Sure, to have cycled these roads is much, much more satisfying than coming on a motorbike. A feeling of proud and power and gain is very admirable to one self. But being in the environment nonetheless, in this little house, an entrance to a graveyard, is the highlight of a hard day on a motorbike. Simply, because this is comfort.
There is a difficulty in two people coming together at a later age than, say, your 25th, who wish to travel together. There is difference between much recognised likings, known habits and rusty customs. Especially I have rustiness. Our biggest difference is that Geo want to get through nature, whereas I want to be in nature. I think we each compromise to an extent where we both like to do what we do together.
Geo loves to camp in natural surroundings mirroring his desire to live in. He likes green, lush mountainous nature dressed with leafy trees. I love naked bareness.
Glad we are where I love to be. Geo less so.
What I find difficult on a motorbike is that I can not simply stop, get off and make a photo. On my own I can spend a long time to make a composition I am satisfied with.
I can spend more time on photographs than on moving. I can spend hours investigating the area, the lava stones, the cacti needle, the dung beetles. Now, I don’t want to have Geo wait for my artistic perfection, though he would, unless dark clouds filled with sand awaits us…
There comes a point that I think even with a motorbike it is a hard task to cross the Altiplano! I am glad I am in this position because traveling should not come easy.
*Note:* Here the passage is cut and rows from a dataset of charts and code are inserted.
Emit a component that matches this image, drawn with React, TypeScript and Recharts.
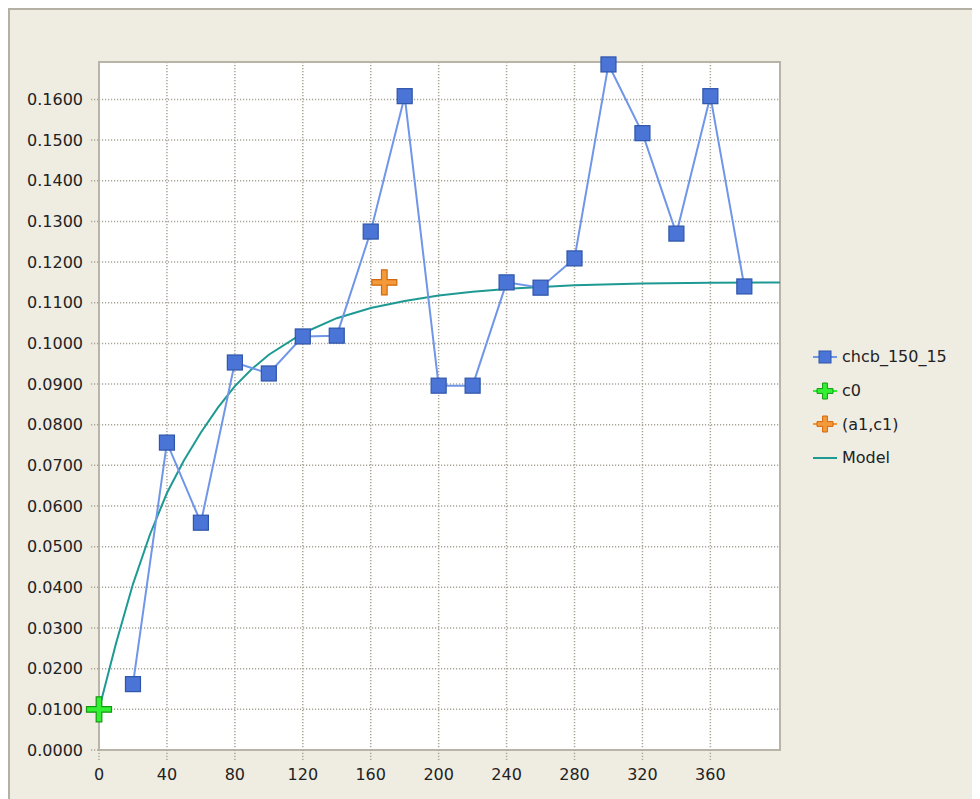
import React from "react";
import {
  ScatterChart,
  Scatter,
  XAxis,
  YAxis,
  CartesianGrid,
  ReferenceArea,
} from "recharts";

// ---- data ----
const lagValues = [20, 40, 60, 80, 100, 120, 140, 160, 180, 200, 220, 240, 260, 280, 300, 320, 340, 360, 380];
const semivariance = [
  0.0162, 0.0756, 0.0559, 0.0953, 0.0926, 0.1017, 0.1019, 0.1275, 0.1608, 0.0896,
  0.0896, 0.115, 0.1137, 0.1209, 0.1686, 0.1517, 0.127, 0.1608, 0.114,
];
const c0Point = [{ x: 0, y: 0.01 }];
const a1c1Point = [{ x: 168, y: 0.115 }];
const modelX = [0, 10, 20, 30, 40, 50, 60, 70, 80, 90, 100, 120, 140, 160, 180, 200, 220, 240, 280, 320, 360, 401];
const modelY = [
  0.01, 0.0262, 0.0408, 0.053, 0.0632, 0.0712, 0.0781, 0.0842, 0.0895, 0.0937, 0.0972, 0.1025,
  0.1062, 0.1087, 0.1104, 0.1118, 0.1127, 0.1134, 0.1143, 0.1147, 0.1149, 0.115,
];
const xTicks = [0, 40, 80, 120, 160, 200, 240, 280, 320, 360];
const yTicks = [0, 0.01, 0.02, 0.03, 0.04, 0.05, 0.06, 0.07, 0.08, 0.09, 0.1, 0.11, 0.12, 0.13, 0.14, 0.15, 0.16];
const seriesNames = ["chcb_150_15", "c0", "(a1,c1)", "Model"];

const X_MAX = 401;
const Y_MAX = 0.1692;

const chcbData = lagValues.map((x, i) => ({ x, y: semivariance[i] }));
const modelData = modelX.map((x, i) => ({ x, y: modelY[i] }));

const FONT = "'DejaVu Sans', Verdana, sans-serif";
const BLUE_LINE = "#7096E8";
const BLUE_FILL = "#4A74D6";
const BLUE_STROKE = "#2F55AA";
const GREEN_FILL = "#33F033";
const GREEN_STROKE = "#119A11";
const ORANGE_FILL = "#F59A3A";
const ORANGE_STROKE = "#D0680E";
const TEAL = "#1E9A93";
const GRID = "#A8A498";

const plusPath = (cx: number, cy: number, L: number, t: number) =>
  `M${cx - t},${cy - L} H${cx + t} V${cy - t} H${cx + L} V${cy + t} H${cx + t} V${cy + L} H${cx - t} V${cy + t} H${cx - L} V${cy - t} H${cx - t} Z`;

const SquareShape = (props: any) => {
  const { cx, cy } = props;
  if (cx == null || cy == null) return <g />;
  return <rect x={cx - 7.5} y={cy - 7.5} width={15} height={15} fill={BLUE_FILL} stroke={BLUE_STROKE} strokeWidth={1.2} />;
};

const makePlus = (fill: string, stroke: string) => (props: any) => {
  const { cx, cy } = props;
  if (cx == null || cy == null) return <g />;
  return <path d={plusPath(cx, cy, 12.5, 2.8)} fill={fill} stroke={stroke} strokeWidth={1.2} />;
};

const NoShape = () => <g />;

const LegendIcon = ({ kind }: { kind: number }) => {
  return (
    <svg width={30} height={24} style={{ display: "block" }}>
      {kind === 0 && (
        <>
          <line x1={1} y1={12} x2={25} y2={12} stroke={BLUE_LINE} strokeWidth={2} />
          <rect x={7} y={6} width={12} height={12} fill={BLUE_FILL} stroke={BLUE_STROKE} strokeWidth={1} />
        </>
      )}
      {kind === 1 && (
        <>
          <line x1={1} y1={12} x2={25} y2={12} stroke={GREEN_FILL} strokeWidth={2} />
          <path d={plusPath(13, 12, 8, 2.4)} fill={GREEN_FILL} stroke={GREEN_STROKE} strokeWidth={1} />
        </>
      )}
      {kind === 2 && (
        <>
          <line x1={1} y1={12} x2={25} y2={12} stroke={ORANGE_FILL} strokeWidth={2} />
          <path d={plusPath(13, 12, 8, 2.4)} fill={ORANGE_FILL} stroke={ORANGE_STROKE} strokeWidth={1} />
        </>
      )}
      {kind === 3 && <line x1={1} y1={12} x2={25} y2={12} stroke={TEAL} strokeWidth={2} />}
    </svg>
  );
};

const LegendContent = () => (
  <div style={{ fontFamily: FONT, fontSize: 16, color: "#222" }}>
    {seriesNames.map((name, i) => (
      <div key={name} style={{ display: "flex", alignItems: "center", height: 33.7 }}>
        <LegendIcon kind={i} />
        <span>{name}</span>
      </div>
    ))}
  </div>
);

export default function App() {
  return (
    <div
      style={{
        position: "relative",
        width: 972,
        height: 791,
        background: "#EFEDE2",
        borderTop: "2px solid #B4B0A3",
        borderLeft: "2px solid #B4B0A3",
        boxSizing: "border-box",
      }}
    >
      <div style={{ position: "absolute", left: -2, top: -2 }}>
        <ScatterChart width={972} height={791} margin={{ top: 54, right: 200, bottom: 19, left: 0 }}>
          <CartesianGrid stroke={GRID} strokeDasharray="1.2 1.8" fill="#FFFFFF" strokeWidth={1.5} />
          <XAxis
            type="number"
            dataKey="x"
            domain={[0, X_MAX]}
            ticks={xTicks}
            axisLine={false}
            tickSize={10}
            tickMargin={9}
            tickLine={{ stroke: GRID, strokeDasharray: "1.2 1.8", strokeWidth: 1.5 }}
            tick={{ fontFamily: FONT, fontSize: 16, fill: "#222" }}
            height={30}
          />
          <YAxis
            type="number"
            dataKey="y"
            domain={[0, Y_MAX]}
            ticks={yTicks}
            axisLine={false}
            tickSize={8}
            tickMargin={8}
            tickLine={{ stroke: GRID, strokeDasharray: "1.2 1.8", strokeWidth: 1.5 }}
            tick={{ fontFamily: FONT, fontSize: 16, fill: "#222" }}
            tickFormatter={(v: number) => v.toFixed(4)}
            width={91}
          />
          <ReferenceArea x1={0} x2={X_MAX} y1={0} y2={Y_MAX} fill="none" stroke="#B8B4A8" strokeWidth={2} />
          <Scatter
            name="Model"
            data={modelData}
            line={{ stroke: TEAL, strokeWidth: 2 }}
            lineType="joint"
            shape={NoShape}
            isAnimationActive={false}
          />
          <Scatter
            name="chcb_150_15"
            data={chcbData}
            line={{ stroke: BLUE_LINE, strokeWidth: 2 }}
            lineType="joint"
            shape={SquareShape}
            isAnimationActive={false}
          />
          <Scatter name="c0" data={c0Point} shape={makePlus(GREEN_FILL, GREEN_STROKE)} isAnimationActive={false} />
          <Scatter name="(a1,c1)" data={a1c1Point} shape={makePlus(ORANGE_FILL, ORANGE_STROKE)} isAnimationActive={false} />
        </ScatterChart>
      </div>
      <div style={{ position: "absolute", left: 802, top: 330 }}>
        <LegendContent />
      </div>
    </div>
  );
}
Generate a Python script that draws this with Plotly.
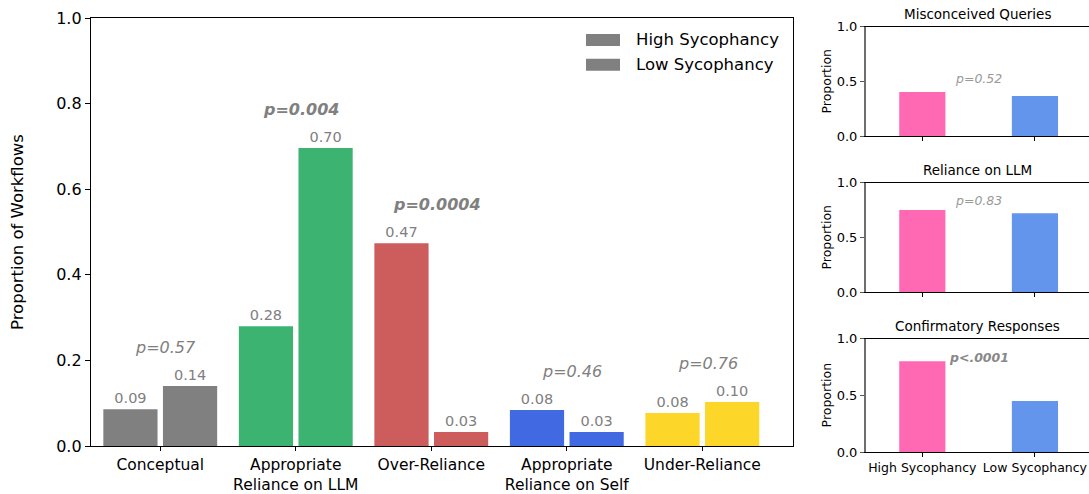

Easy traveling is for tourists, right?
Fires are not easy once reached a certain altitude, not so much because of the lack of oxygen but perhaps more because of the sort of wood, the wetness of it, or the absence of wood altogether.
We get stuck in a hail storm. It feels, and certainly sounds, as if we are right under the culprit. The sensation of thunder was never so near. The ice particles pierce my legs, dressed in sturdy jeans. Its painful and I scream. The same ice particles land on Geo his bare hands, yet he doesn’t utter a beep. The road turns into an icy parlor, with a deep ravine to the left. A bit later, when we are in camp, Geo takes a bath in a river.
Eyes hurting, lungs protesting; trying to keep my much desired fire going keeps me occupied for hours. Trying to have a rest turns out to be a struggle. I develop an incredible headache, while Geo feels nauseate. He has heartburn, I constipation. We probably tackled the height too quick, slept too high.
The wind blows in our tents. Sand has the weak, thin zippers of my Big Agnes derailing. I need to pee 4 times at night, anxious to touch the zippers.
We are climbing to 3650 meter. Geo has never been so high in altitude and although his body suffers more from altitude sickness than my body, I admire him a great deal! He plunged into the lifestyle I love so much. He camps like me, without having had a run-up. He went right into the deep, into a moon landscape, void of sea-level oxygen, filled with unease, smoke-fire, rice-potatoes-meat as breakfast (due to not being able to start a fire), sleeping in abandoned roofless clay houses and always on edge for someone coming to bury the death when staying the night at a cemetery.
November 2019.
Route: Villamontes, Entre Rios, El Puente towards Tupiza… next post: more of Tupiza, Atoche, Uyuni (where we sank through the salt), Tahua and on to Chile via San Martin and very small communities.
3 replies on “From Paraguay Low to Bolivian Heights”
[…] From Paraguay Low to Bolivian Heights: Villamontes, Entre Rios, El Puente towards […]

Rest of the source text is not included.